China’s online “tank” cake snafu raises Tiananmen questions
FILE – In this June 5, 1989, file photo, a Chinese man stands alone to block a line of tanks heading east on Beijing’s Changan Blvd. in Tiananmen Square. An online snafu involving China’s most popular e-commerce livestreamer and a cake decorated to look like a tank, referencing the iconic Tank Man photo taken during the 1989 student-uprising, has raised questions among some Chinese over the violent crackdown on pro-democracy protests in Beijing’s Tiananmen Square on June 4, 1989. (AP Photo/Jeff Widener, File)
HONG KONG (AP) — An online snafu involving China’s most popular e-commerce livestreamer and a cake decorated to look like a tank has raised questions among some Chinese over the crackdown on pro-democracy protests in Beijing’s Tiananmen Square in 1989.
The order to the People’s Liberation Army soldiers to fire on unarmed civilians is a sensitive subject that has long been heavily censored by the ruling Communist Party.
Li Jiaqi, China’s most popular e-commerce livestreamer, is known for hawking everything from lipsticks to frying pans on his online show, where watchers can buy items directly at a discount.
He rose to popularity in 2018, gaining the nickname “Lipstick King” after he one tried on 380 lipsticks during a seven-hour stream, and for selling 15,000 lipsticks in just five minutes during an online shopping festival.

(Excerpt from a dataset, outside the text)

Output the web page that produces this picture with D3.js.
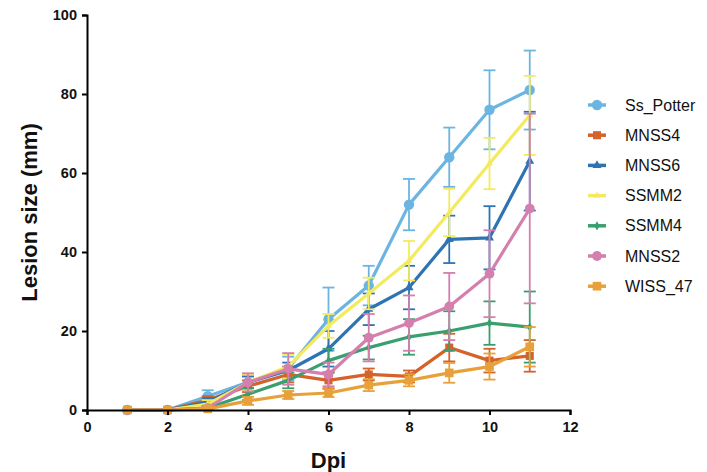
<!DOCTYPE html>
<html>
<head>
<meta charset="utf-8">
<script src="https://cdn.jsdelivr.net/npm/d3@7"></script>
<style>
  body { margin: 0; background: #fff; }
  svg { font-family: "Liberation Sans", Arial, sans-serif; }
</style>
</head>
<body>
<svg id="chart" width="707" height="472"></svg>
<script>
const dpi = [1, 2, 3, 4, 5, 6, 7, 8, 9, 10, 11];
const seriesNames = ["Ss_Potter", "MNSS4", "MNSS6", "SSMM2", "SSMM4", "MNSS2", "WISS_47"];
const ssPotter    = [0, 0, 3.5, 7, 10.5, 23, 31.5, 52, 64, 76, 81];
const ssPotterErr = [0, 0, 1.5, 1.5, 3, 8, 5, 6.5, 7.5, 10, 10];
const mnss4       = [0, 0, 2.5, 6, 9, 7.5, 9, 8.5, 15.8, 12.5, 13.7];
const mnss4Err    = [0, 0, 1, 1.5, 2, 2, 1.5, 1.5, 3.5, 3, 4];
const mnss6       = [0, 0, 2, 7, 10, 15.5, 25.5, 31, 43.2, 43.6, 63];
const mnss6Err    = [0, 0, 1, 1.5, 2, 4.5, 4, 5.5, 6, 8, 12.5];
const ssmm2       = [0, 0, 1.5, 7, 11, 21.3, 29.5, 37.8, 50, 62.4, 74.6];
const ssmm2Err    = [0, 0, 1, 2, 3, 3, 4, 5, 6, 6.5, 10];
const ssmm4       = [0, 0, 0.5, 4, 7.5, 12.5, 15.8, 18.5, 20, 22, 21];
const ssmm4Err    = [0, 0, 0.5, 1.5, 2, 3, 3, 4.5, 5, 5.5, 9];
const mnss2       = [0, 0, 0.5, 7, 10.4, 9, 18.3, 22, 26.2, 34.5, 51];
const mnss2Err    = [0, 0, 0.5, 2.3, 4, 3, 6, 7, 8.5, 11, 24];
const wiss47      = [0, 0, 0.3, 2.3, 3.8, 4.3, 6.3, 7.5, 9.4, 11, 16];
const wiss47Err   = [0, 0, 0.3, 1, 1, 1, 1.5, 1.5, 2.5, 3.3, 5];
const xTicks = [0, 2, 4, 6, 8, 10, 12];
const yTicks = [0, 20, 40, 60, 80, 100];

const colors = ["#6cb5e2", "#d4622a", "#2e74b4", "#f3ea5f", "#3a9f6f", "#d47fae", "#e8a13a"];
const symbols = [d3.symbolCircle, d3.symbolSquare, d3.symbolTriangle, d3.symbolTriangle, d3.symbolDiamond, d3.symbolCircle, d3.symbolSquare];
const symSizes = [85, 65, 35, 20, 25, 75, 75];

const values = [ssPotter, mnss4, mnss6, ssmm2, ssmm4, mnss2, wiss47];
const errors = [ssPotterErr, mnss4Err, mnss6Err, ssmm2Err, ssmm4Err, mnss2Err, wiss47Err];

const series = seriesNames.map((name, s) => ({
  name, color: colors[s], symbol: symbols[s], size: symSizes[s],
  pts: dpi.map((x, i) => ({ x, y: values[s][i], e: errors[s][i] }))
}));

const svg = d3.select("#chart");
const margin = { left: 87, right: 137, top: 15, bottom: 62 };
const width = 707 - margin.left - margin.right;
const height = 472 - margin.top - margin.bottom;
const g = svg.append("g").attr("transform", `translate(${margin.left},${margin.top})`);

const x = d3.scaleLinear().domain([0, 12]).range([0, width]);
const y = d3.scaleLinear().domain([0, 100]).range([height, 0]);

const line = d3.line().x(d => x(d.x)).y(d => y(d.y));

series.forEach(s => {
  const sg = g.append("g").attr("class", "series");
  const eb = sg.selectAll("g.err").data(s.pts.filter(d => d.e > 0)).join("g").attr("class", "err")
    .attr("stroke", s.color).attr("stroke-width", 1.8).attr("fill", "none");
  eb.append("line").attr("x1", d => x(d.x)).attr("x2", d => x(d.x))
    .attr("y1", d => y(d.y - d.e)).attr("y2", d => y(d.y + d.e));
  eb.append("line").attr("x1", d => x(d.x) - 6).attr("x2", d => x(d.x) + 6)
    .attr("y1", d => y(d.y + d.e)).attr("y2", d => y(d.y + d.e));
  eb.append("line").attr("x1", d => x(d.x) - 6).attr("x2", d => x(d.x) + 6)
    .attr("y1", d => y(d.y - d.e)).attr("y2", d => y(d.y - d.e));

  sg.append("path").datum(s.pts).attr("d", line)
    .attr("fill", "none").attr("stroke", s.color).attr("stroke-width", 3.2)
    .attr("stroke-linejoin", "round");

  sg.selectAll("path.mk").data(s.pts).join("path").attr("class", "mk")
    .attr("transform", d => `translate(${x(d.x)},${y(d.y)})`)
    .attr("d", d3.symbol().type(s.symbol).size(s.size))
    .attr("fill", s.color);
});

// axes
const xAxis = g.append("g").attr("transform", `translate(0,${height})`)
  .call(d3.axisBottom(x).tickValues(xTicks).tickSize(5).tickPadding(7));
const yAxis = g.append("g")
  .call(d3.axisLeft(y).tickValues(yTicks).tickSize(5).tickPadding(5));
[xAxis, yAxis].forEach(a => {
  a.select(".domain").attr("stroke", "#000").attr("stroke-width", 2);
  a.selectAll(".tick line").attr("stroke", "#000").attr("stroke-width", 2);
  a.selectAll(".tick text").attr("fill", "#111").attr("font-size", 14.5).attr("font-weight", "bold")
    .attr("font-family", "'Liberation Sans', Arial, sans-serif");
});

svg.append("text").attr("x", margin.left + x(6)).attr("y", 468)
  .attr("text-anchor", "middle").attr("font-size", 22).attr("font-weight", "bold").attr("fill", "#111").text("Dpi");
svg.append("text").attr("transform", `translate(37,${margin.top + height / 2}) rotate(-90)`)
  .attr("text-anchor", "middle").attr("font-size", 22).attr("font-weight", "bold").attr("fill", "#111").text("Lesion size (mm)");

// legend
const lg = svg.append("g").attr("transform", "translate(588,105)");
const item = lg.selectAll("g").data(series).join("g").attr("transform", (d, i) => `translate(0,${i * 30.2})`);
item.append("line").attr("x1", 0).attr("x2", 18).attr("stroke", d => d.color).attr("stroke-width", 3.5);
item.append("path").attr("transform", "translate(9,0)")
  .attr("d", d => d3.symbol().type(d.symbol).size(d.size)()).attr("fill", d => d.color);
item.append("text").attr("x", 37).attr("y", 5.5).attr("font-size", 16).attr("fill", "#111").text(d => d.name);
</script>
</body>
</html>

But last Friday, Li’s online show, which draws tens of thousands of viewers, was cut short after a woman appeared on camera holding what appears to be a small white cake decorated with wafers and cookies to look like a military tank, according to screenshots posted on social media platforms.

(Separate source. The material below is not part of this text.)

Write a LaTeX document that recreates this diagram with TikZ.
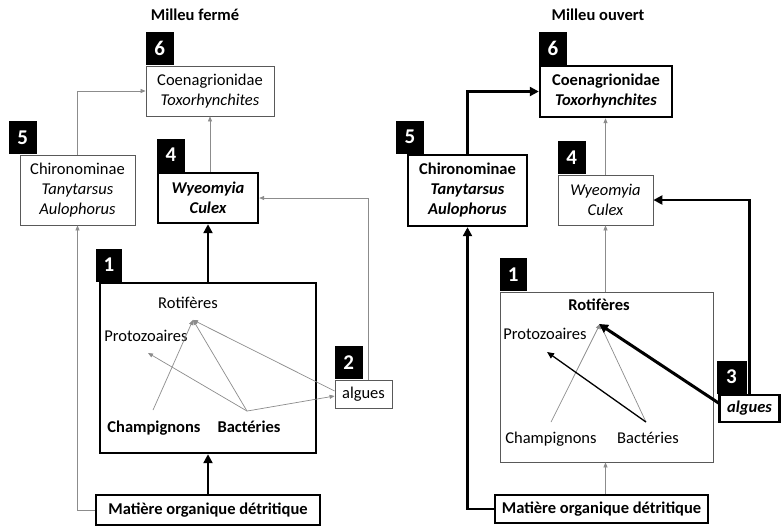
\documentclass[tikz,border=0pt]{standalone}
\usepackage{fontspec}
\setmainfont{Carlito}
\usetikzlibrary{arrows.meta,calc}
\begin{document}
\begin{tikzpicture}[x=1pt,y=-1pt,
  every node/.style={font=\fontsize{16.5}{20}\selectfont},
  bfnode/.style={font=\fontsize{16.5}{20}\selectfont\bfseries},
  tbox/.style={draw=black!65, line width=0.8pt, fill=white, inner sep=0pt, align=center},
  Tbox/.style={draw=black, line width=2.4pt, fill=white, inner sep=0pt, align=center},
  numlab/.style={fill=black, text=white, font=\fontsize{21}{21}\selectfont\bfseries, minimum width=28pt, minimum height=33pt, inner sep=0pt, anchor=south west},
  itxt/.style={inner sep=0pt, text height=12pt, text depth=3.5pt},
  arrthin/.style={draw=black!45, line width=0.7pt, -{Triangle[length=5pt,width=4pt]}},
  arrmid/.style={draw=black, line width=1.3pt, -{Triangle[length=7pt,width=6pt]}},
  arrthick/.style={draw=black, line width=2.6pt, -{Triangle[length=9pt,width=9pt]}},
  plainthick/.style={draw=black, line width=2.6pt},
  plainthin/.style={draw=black!45, line width=0.7pt}
]
\fill[white] (0,0) rectangle (781,528);
\useasboundingbox (0,0) rectangle (781,528);

% ---------------- Left panel: Milleu fermé ----------------
\node[bfnode] (LT) at (195,15) {Milleu fermé};

\node[tbox, minimum width=128pt, minimum height=50pt] (L6) at (210,91) {Coenagrionidae\\\textit{Toxorhynchites}};
\node[numlab] (L6n) at (L6.north west) {6};

\node[tbox, minimum width=115pt, minimum height=70pt] (L5) at (77.5,190) {Chironominae\\\textit{Tanytarsus}\\\textit{Aulophorus}};
\node[numlab] (L5n) at ($(L5.north west)+(-11,0)$) {5};

\node[Tbox, minimum width=100pt, minimum height=50pt, font=\fontsize{16.5}{20}\selectfont\bfseries\itshape] (L4) at (208,198) {Wyeomyia\\Culex};
\node[numlab] (L4n) at (L4.north west) {4};

\node[Tbox, minimum width=216pt, minimum height=170pt] (L1) at (208,368) {};
\node[numlab, minimum width=26pt] (L1n) at ($(L1.north west)+(-3,0)$) {1};

\node[tbox, minimum width=57pt, minimum height=28pt] (L2) at (363.5,394) {algues};
\node[numlab] (L2n) at (L2.north west) {2};

\node[Tbox, minimum width=224pt, minimum height=30pt, font=\fontsize{16.5}{20}\selectfont\bfseries] (LM) at (208,510) {Matière organique détritique};

\node[itxt] (LRot) at (188,304) {Rotifères};
\node[itxt] (LPro) at (146,337) {Protozoaires};
\node[itxt, bfnode] (LCha) at (154,428) {Champignons};
\node[itxt, bfnode] (LBac) at (249,428) {Bactéries};

% connectors left
\draw[arrthin] (L5.north) |- (L6.west);
\draw[arrthin] (L4.north -| L6.south) -- (L6.south);
\draw[arrthin] ([xshift=4.5pt]L2.north) |- (L4.east);
\draw[arrthick] (L1.north) -- (L4.south);
\draw[arrthick] (LM.north) -- (L1.south);
\draw[arrthin] (LM.west) -| (L5.south);

\draw[arrthin] ($(LCha.north)+(-1,-10)$) -- ($(LRot.south)+(5,8)$);
\draw[arrthin] ($(LBac.north)+(-2,-9)$) -- ($(LRot.south)+(5,8)$);
\draw[arrthin] ($(LBac.north)+(-2,-9)$) -- ($(LPro.south)+(2,8)$);
\draw[arrthin] ($(LBac.north)+(-2,-9)$) -- ($(L2.west)+(0,2)$);
\draw[arrthin] ($(L2.west)+(0,-3)$) -- ($(LRot.south)+(5,8)$);

% ---------------- Right panel: Milleu ouvert ----------------
\node[bfnode] (RT) at (598,15) {Milleu ouvert};

\node[Tbox, minimum width=132pt, minimum height=51pt, font=\fontsize{16.5}{20}\selectfont\bfseries] (R6) at (606,91.5) {Coenagrionidae\\\textit{Toxorhynchites}};
\node[numlab] (R6n) at (R6.north west) {6};

\node[Tbox, minimum width=119pt, minimum height=71pt, font=\fontsize{16.5}{20}\selectfont\bfseries] (R5) at (467.5,190.5) {Chironominae\\\textit{Tanytarsus}\\\textit{Aulophorus}};
\node[numlab] (R5n) at ($(R5.north west)+(-11,0)$) {5};

\node[tbox, minimum width=95pt, minimum height=50pt, font=\fontsize{16.5}{20}\selectfont\itshape] (R4) at (605.5,200) {Wyeomyia\\Culex};
\node[numlab] (R4n) at (R4.north west) {4};

\node[tbox, minimum width=213pt, minimum height=170pt] (R1) at (606.5,377) {};
\node[numlab, minimum width=27pt] (R1n) at (R1.north west) {1};

\node[Tbox, minimum width=60pt, minimum height=27pt, font=\fontsize{16.5}{20}\selectfont\bfseries\itshape] (R3) at (749.5,408.5) {algues};
\node[numlab, minimum width=30pt] (R3n) at ($(R3.north west)+(-2,0)$) {3};

\node[Tbox, minimum width=213pt, minimum height=28pt, font=\fontsize{16.5}{20}\selectfont\bfseries] (RM) at (601.5,509) {Matière organique détritique};

\node[itxt, bfnode] (RRot) at (599,306) {Rotifères};
\node[itxt] (RPro) at (545,335) {Protozoaires};
\node[itxt] (RCha) at (551,439) {Champignons};
\node[itxt] (RBac) at (648,439) {Bactéries};

% connectors right
\draw[arrthick] (R5.north) |- (R6.west);
\draw[arrthin] (R4.north) -- (R4.north |- R6.south);
\draw[arrthin] (R1.north -| R4.north) -- (R4.south);
\draw[arrthin] (RM.north -| R4.north) -- (R1.south -| R4.north);
\draw[arrthick] (RM.west) -| (R5.south);
\draw[arrthick] (R3.north) |- (R4.east);

\draw[arrthin] ($(RCha.north)+(0,-9)$) -- ($(RRot.south)+(1,10)$);
\draw[arrthin] ($(RBac.north)+(-2,-9)$) -- ($(RRot.south)+(1,10)$);
\draw[arrmid] ($(RBac.north)+(-2,-9)$) -- ($(RPro.south)+(2,9)$);
\draw[arrthick, line width=3pt] ($(R3.west)+(1,-5)$) -- ($(RRot.south)+(0,10)$);
\end{tikzpicture}
\end{document}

The abrupt end left thousands of his fans confused. Li briefly became a trending search term in Chinese social media.
The show was on June 3, the eve of the anniversary of the June 4, 1989, crackdown on thousands of students gathered in the vast plaza at the heart of Beijing to demand greater democracy. Hundreds if not thousands of protesters are believed to have died.
One of the most famous photographs of the military crackdown, commonly referred to as ‘Tank Man,’ shows a man holding plastic bags standing in front of a line of tanks, appearing to block their approach up Beijing’s main east-west thoroughfare, the Avenue of Eternal Peace, or Chang’an Avenue. All such pictures are censored in China.
Shortly after his stream was terminated Friday, Li posted on his Weibo platform, similar to Twitter, saying the stream ended early due to a “technical error.” A replay of the stream was also not uploaded.
Neither Alibaba nor Li’s agency, MeiOne, has responded to requests for comment.
His absence has sparked a flurry of speculation among Chinese online, many of whom were born after 1989 and because nearly all mention of the crackdown is censored inside China, don’t know much about what happened then.
Keywords and phrases linked to the incident are censored. Searches for “Tiananmen June 4” or “Tiananmen 1989” turn up no results on search engines and social media platforms in China.
“Who can tell me what happened to Li Jiaqi?” said one user on Weibo. “I can’t seem to find any information.”
By Monday, Chinese censors had wiped all photos of the tank-shaped cake and any clip of the live-stream from the Chinese internet. Li hasn’t appeared on another livestream session since.
Those aware of the Tiananmen Square massacre questioned, using cryptic allusions to June 4 to evade censors, if Li was aware of the sensitivity of showing a tank on a show like his.
“It has become Li Jiaqi’s fault for not knowing about an incident that he is not allowed to know, and now he must prove that he really did not know about an incident that he is unaware of,” commented a Weibo user with the handle MaxWell_2000, pointing out the Catch-22 nature of the situation.
The apparent effort to prevent people from seeing the show prompted some people to say they were learning for the first the first time about the Tiananmen crackdown.
“I didn’t know before, but now I think I know,” said one user on Weibo, where self-censoring posts using vague language to refer to sensitive topics are commonplace to evade censors and prevent account suspensions.
The apparent censoring of Li’s show has had the contrary effect of drawing more attention to it and to what happened in Tiananmen Square in 1989, said Shaun Rein, founder and managing director of China Market Research Group in Shanghai.
“For many Chinese users, taking Li offline at this time could have the opposite effect of bringing attention to an incident that nobody in China usually talks about,” said Rein.